Pun begitu dengan Daryl Janmaat. Pemain yang kini masih membela Feyernoord sudah fasih melakukan tugasnya sebagai wingback.
Satu catatan khusus patut diberikan pada Daley Blind, yang memang kurang akrab dengan pola tersebut. Jika tidak hati-hati, ia juga bisa jadi sisi rentan bagi pertahanan Belanda, meski stamina dan kecepatannya akan tetap diandalkan untuk mengisi posisi wingback kiri.
Di tengah, Nigel De Jong akan diduetkan dengan Jonathan De Guzman. Pengalaman bermain De Jong diharapkan dapat membantu juniornya yang belum genap tampil 15 kali untuk timnas senior. Mereka berdua akan ditugaskan sebagai gelandang box-to-box untuk melindungi Sneijder, agar peran pemain Galatasaray ini sebagai playmaker tidak terganggu.
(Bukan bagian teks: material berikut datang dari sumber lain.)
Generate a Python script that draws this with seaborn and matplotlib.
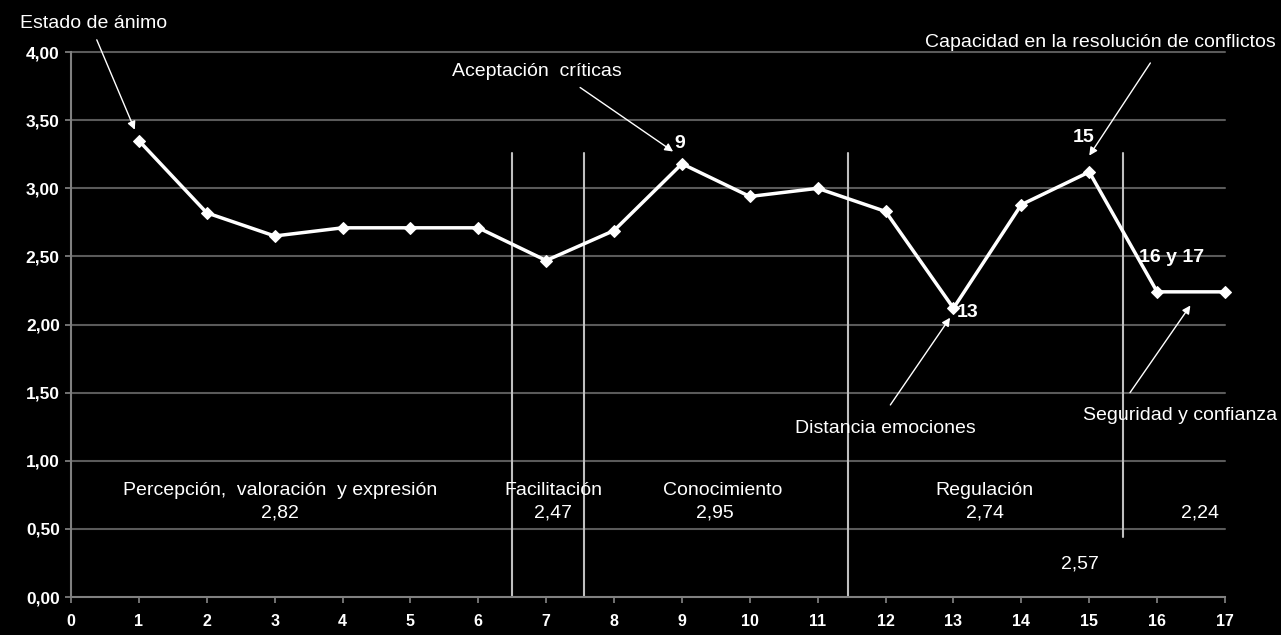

Di lini depan, RvP dan Robben akan menjalani cara-cara baru sebagai duet lini depan De Oranje. Kali ini, mereka akan diberikan keleluasan untuk bergerak dan bertukar posisi. Sebuah kebebasan yang memang sebelumnya jarang didapatkan ketika Belanda memainkan pola 4-3-3.
Dalam pola ini, nantinya Robben bisa saja tetap melebar ke flank, seperti biasa ia bermain untuk Bayern Munich, untuk menarik perhatian lawan. Tapi, Robben juga bisa ditarik sedikit ke belakang untuk membantu lini tengah saat adanya serangan lawan.
Wingback Sebagai Kunci
Dari seluruh sektor, Janmaat dan Blind-lah yang patut menjadi sorotan. Pasalnya, beban penyerangan dan pertahanan Belanda ada pada pundak keduanya. Bisa jadi kedisiplinan mereka, saat bertahan dan menyerang, yang akan jadi kunci kesuksesan Belanda tahun ini.
Saat kehilangan bola, mereka harus cepat turun dan menutup lubang yang ada di sisi sayap, sisi yang menjadi titik lemah pertahanan Belanda selama ini. Sementara itu, saat menyerang, termasuk saat melakukan serangan balik, mereka harus cepat naik dan membantu lini penyerangan. Namun, mereka juga harus waspada dan pandai menempatkan posisi, agar tidak bentrok dengan posisi Robben dan RvP yang sering melebar dan mengisi sisi flank.
Prediksi
Dengan utak-atik formasi Van Gaal di atas, sampai di semi final masih masih jadi target realistis bagi De Oranje. Namun, bukan berarti bisa dilakukan dengan mudah.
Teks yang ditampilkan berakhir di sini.